Steve grew up in Oxford, which is where his lifelong love of American cars began. He was educated at the City of Oxford High School and as a teenager, would spend much of his spare time in and around Oxford on his bicycle, seeking out American cars to photograph. Occasionally, he would catch the bus or train up to London, in order to try and get photographs of American cars that would either be parked in the street around locations like the American Embassy, or in or around American Car dealers like Lendrum & Hartman or Simpson’s of Wembley. Steve initially used a 120 medium format roll-film camera and then graduated to a 35 mm SLR, which he took everywhere with him.
By the early Seventies, Steve had amassed a collection of over 10,000 photographs, featuring examples of virtually every American car brand, as well as different models and their sedan, convertible, hardtop or station wagon derivatives. His pictures were never of the tidiest, or the cleanest, but depicted the American car in all its useable glory during the Sixties. Steve left school in 1965 and went to work as a research chemist in the pharmaceutical industry. He attended college at Turnford in Hertfordshire and later Hatfield Polytechnic, in order to gain further qualifications in chemistry.
In 1973, he moved to Thrapston, Northamptonshire, where he worked for C M Frost Auto Parts, the first independent importers of American vehicle parts. From then on, Steve owned American cars as his ‘daily drivers’, living the dream initially with a 1964 Chrysler Newport and graduating to a 1966 Lincoln Continental Convertible. In 1978, he went to work for John Woolfe Racing in Bedford, where he would stay for the next ten years as sales consultant and buyer.

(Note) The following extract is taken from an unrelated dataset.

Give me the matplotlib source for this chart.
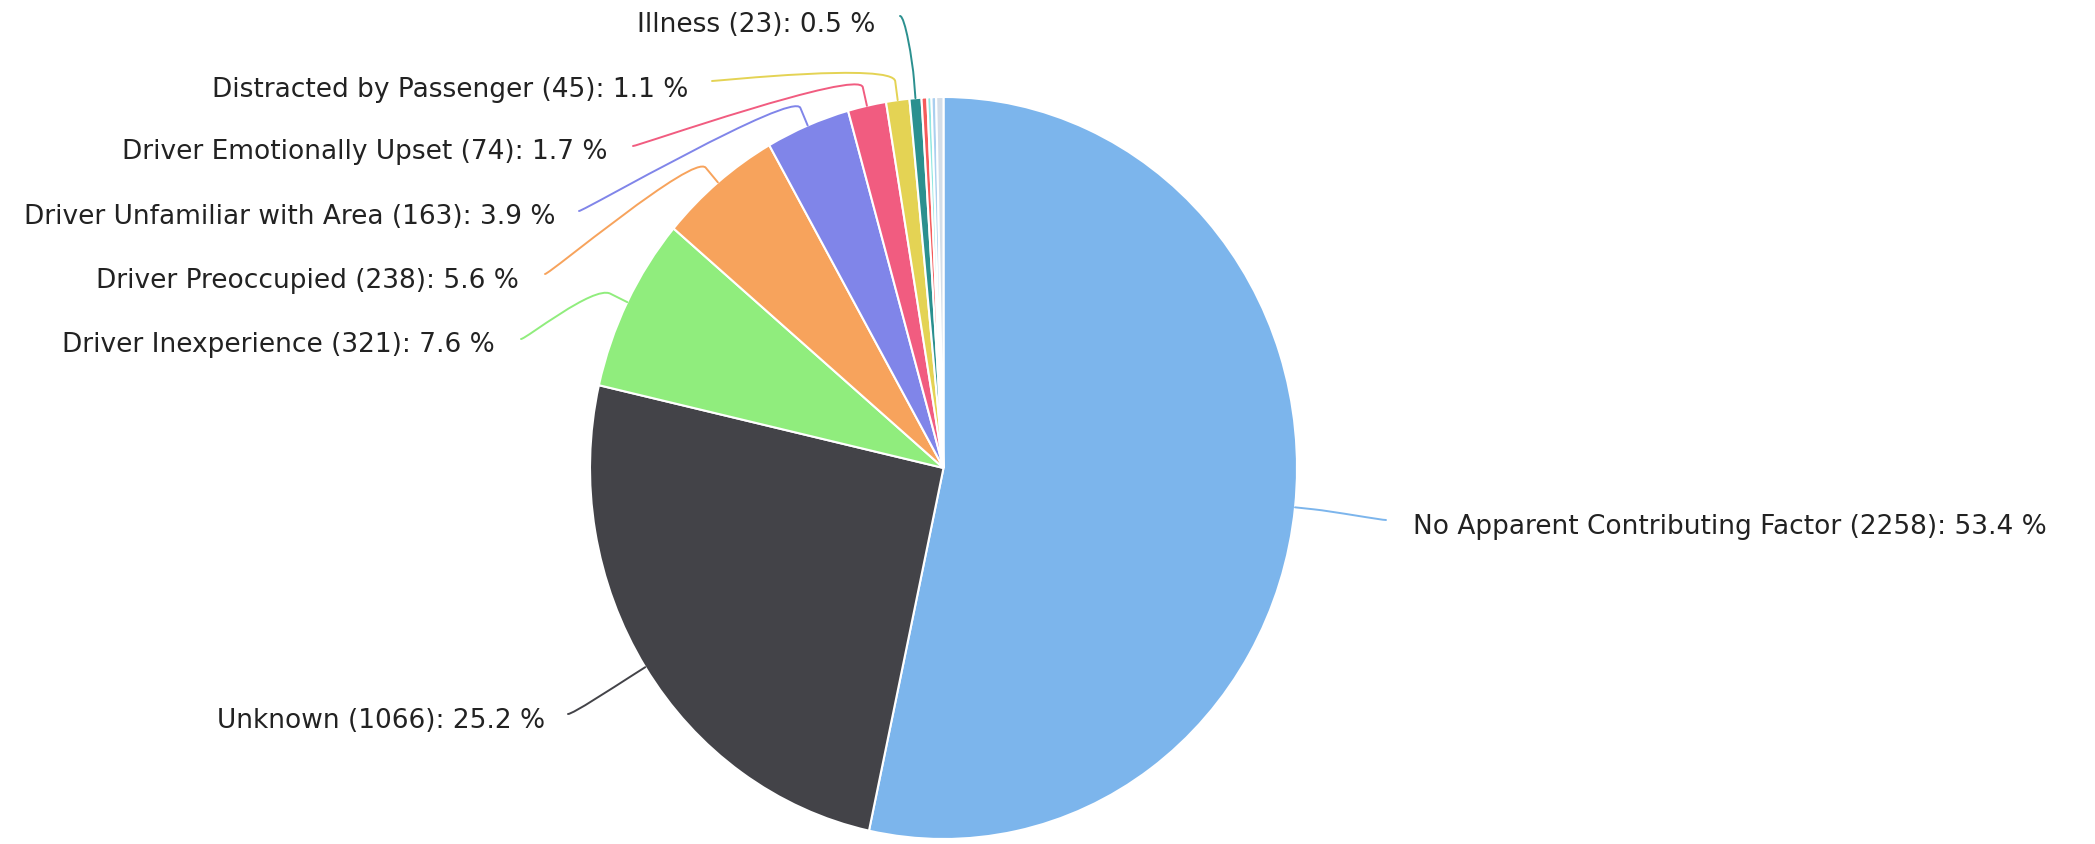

He also spent six months at their Frankfurt depot in Germany before leaving to set up his own business as a photographer in Rushden, Northamptonshire. During this period, American vehicles still played their role as his daily mode of transport, including a 1955 Cadillac Fleetwood, a 1993 Oldsmobile Cutlass Ciera, 1992 Pontiac Grand Prix, a late Seventies Thunderbird and a Lincoln Town Car. Latterly, he acquired a 1953 Packard Patrician and another of his beloved Chryslers, a ’65 Newport.
The recession that caused the demise of many small businesses in 1991, resulted in Steve’s photographic business closing. Seemingly unperturbed, he then went to live on a canal narrowboat, while operating the boat as a passenger-trip vessel on the Grand Union Canal. His love and knowledge of the Inland Waterways system in England inspired him to write a series of historic novels based on canal-life under the name of Geoffrey Lewis. His pseudonym also created a set of crime novels featuring the mythical detective D.I. David Russell.

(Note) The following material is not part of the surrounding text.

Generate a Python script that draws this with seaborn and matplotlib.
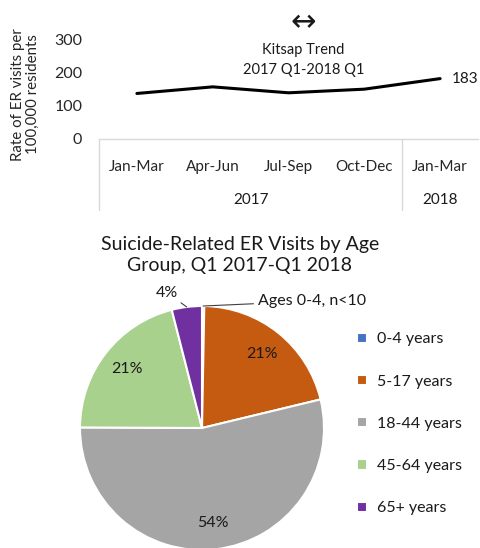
import numpy as np
import pandas as pd
import matplotlib
matplotlib.use("Agg")
import matplotlib.pyplot as plt
import seaborn as sns

# Quarterly ER visit rate (per 100,000 residents)
quarters = ['Jan-Mar', 'Apr-Jun', 'Jul-Sep', 'Oct-Dec', 'Jan-Mar']
years = ['2017', '2017', '2017', '2017', '2018']
rates = [138, 158, 140, 151, 183]

# Age group shares (%)
age_groups = ['0-4 years', '5-17 years', '18-44 years', '45-64 years', '65+ years']
age_shares = [0.3, 21, 54, 21, 4]
age_colors = ['#4472C4', '#C55A11', '#A5A5A5', '#A9D18E', '#7030A0']

sns.set_style('white')
plt.rcParams['font.family'] = ['Lato', 'DejaVu Sans']
plt.rcParams['text.color'] = '#1a1a1a'

fig = plt.figure(figsize=(4.81, 5.48), dpi=100)
W, H = 481, 548

# ---- line chart ----
ax = fig.add_axes([99 / W, 1 - 139 / H, 379 / W, 99 / H])
df = pd.DataFrame({'pos': range(len(rates)), 'rate': rates})
sns.lineplot(data=df, x='pos', y='rate', color='black', linewidth=2.2, ax=ax)
ax.set_xlim(-0.5, 4.5)
ax.set_ylim(0, 300)
ax.set_yticks([0, 100, 200, 300])
ax.tick_params(axis='y', labelsize=11.5, length=0, pad=12)
ax.set_xticks(range(len(quarters)))
ax.set_xticklabels(quarters, fontsize=11)
ax.tick_params(axis='x', length=0, pad=15)
ax.set_xlabel('')
ax.set_ylabel('Rate of ER visits per\n100,000 residents', fontsize=10.8, linespacing=1.1)
ax.yaxis.set_label_coords(-0.156, 0.45)
for s in ['top', 'right', 'left']:
    ax.spines[s].set_visible(False)
ax.spines['bottom'].set_color('#d9d9d9')
ax.spines['bottom'].set_linewidth(1)

# category table lines and year labels
trans = ax.get_xaxis_transform()
for xv in [-0.5, 3.5]:
    ax.plot([xv, xv], [0, -0.72], transform=trans, color='#d9d9d9', lw=1, clip_on=False)
year_names = list(dict.fromkeys(years))
for yr in year_names:
    idx = [i for i, y in enumerate(years) if y == yr]
    ax.text(np.mean(idx), -0.615, yr, transform=trans, ha='center', va='center', fontsize=11)

ax.annotate(str(rates[-1]), (len(rates) - 1, rates[-1]), xytext=(8.5, 0),
            textcoords='offset points', ha='left', va='center', fontsize=11)
ax.text(2.2, 1.18, '\u2194', transform=trans, ha='center', va='center', fontsize=22,
        family=['DejaVu Sans'])
ax.text(2.2, 0.80, 'Kitsap Trend\n2017 Q1-2018 Q1', transform=trans, ha='center',
        va='center', fontsize=10.5, linespacing=1.5)

# ---- pie chart ----
fig.text(240 / W, 1 - 255 / H, 'Suicide-Related ER Visits by Age\nGroup, Q1 2017-Q1 2018',
         ha='center', va='center', fontsize=14, linespacing=1.3)

pax = fig.add_axes([80 / W, 1 - 550 / H, 244 / W, 244 / H])
wedges, texts, autotexts = pax.pie(
    age_shares, colors=age_colors, startangle=90, counterclock=False,
    autopct=lambda p: f'{p:.0f}%' if p > 10 else '', pctdistance=0.78,
    wedgeprops=dict(edgecolor='white', linewidth=1.5),
    textprops=dict(fontsize=11.5))
pax.set_xlim(-1, 1)
pax.set_ylim(-1, 1)
pax.set_aspect('equal')

# small-slice callouts
w4 = wedges[4]
ang = np.deg2rad((w4.theta1 + w4.theta2) / 2)
pax.annotate(f'{age_shares[4]:.0f}%', (np.cos(ang), np.sin(ang)), xytext=(-0.29, 1.11),
             ha='center', va='center', fontsize=11.5,
             arrowprops=dict(arrowstyle='-', color='#404040', lw=0.8, shrinkB=0, shrinkA=6),
             annotation_clip=False)
w0 = wedges[0]
ang0 = np.deg2rad((w0.theta1 + w0.theta2) / 2)
pax.annotate('Ages 0-4, n<10', (np.cos(ang0), np.sin(ang0)), xytext=(0.46, 1.04),
             ha='left', va='center', fontsize=11.5,
             arrowprops=dict(arrowstyle='-', color='#404040', lw=0.8, shrinkB=0, shrinkA=1),
             annotation_clip=False)

fig.legend(wedges, age_groups, loc='upper left', bbox_to_anchor=(343 / W, 1 - 318 / H),
           frameon=False, fontsize=11.5, handlelength=0.6, handleheight=0.6,
           handletextpad=0.6, labelspacing=1.77)

fig.savefig('out.png', dpi=100)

Steve was well-known and respected in the canal community as well as the photographic world, where he was a popular speaker at camera clubs and as a judge at photographic exhibitions. Steve Miles displayed a consistently positive outlook on life, despite the ups and downs he had experienced. His engaging personality and enthusiasm with which he greeted his friends at American car shows, especially, will be missed.